Director Petrovic brings his roots in the documentary tradition to full bear in this classic of Eastern European cinema. My longtime e-pal and colleague Michael Brooke recently reminded me of the great Petrovic picture I Even Met Happy Gypsies and how Emir Kusturica owed his entire career to that movie. That is indisputable. Certainly all through It Rains In My Village, Kusturica was always in my mind. God knows I love Kusturica, and It Rains In My Village is a film that had a similar emotional response from me, though frankly, I found it had even more resonance than even my favourite Kusturica Underground. The performances Petrovic elicits in Village aren't pitched as high and, in fact, there are few films that feature a performance as delicate and exquisite as that delivered by Eva Ras as the doomed Goca. For me, it's on a par with some of the best work from Giulietta Masina.

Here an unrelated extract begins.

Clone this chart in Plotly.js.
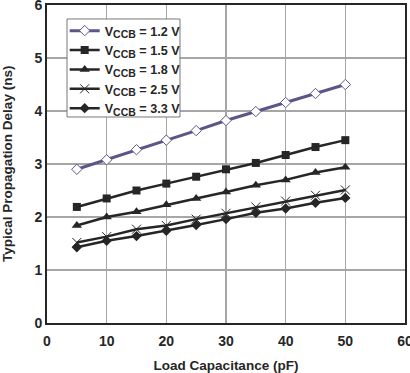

Like the aforementioned Petrovic picture I Even Met Happy Gypsies, It Rains In My Village was in competition for the Palme d'Or at Cannes, but seems to be largely forgotten.

This must change.

It Rains In My Village is definitely an important work to be seen. It's available as part of the on-demand MGM Limited Edition Collection DVD-Rs. Its subtitles have been poorly translated and given that folk music is so important to the movie, it's a shame nobody bothered to translate any of the songs sung by the gypsy bands in the film. My knowledge of Ukrainian and Russian are rudimentary enough that I was able to make out the gist of the songs due to the similarity of many words in Serbian, but I know I was missing many of the subtleties and poetic qualities of the lyrics. This movie, if not all of the work by Petrovic deserves better than this and one hopes that wither Criterion or Kino will dive in to the rescue. The picture transfer comes from a mediocre source, but the grain is clearly intentional, so this is not as much an issue.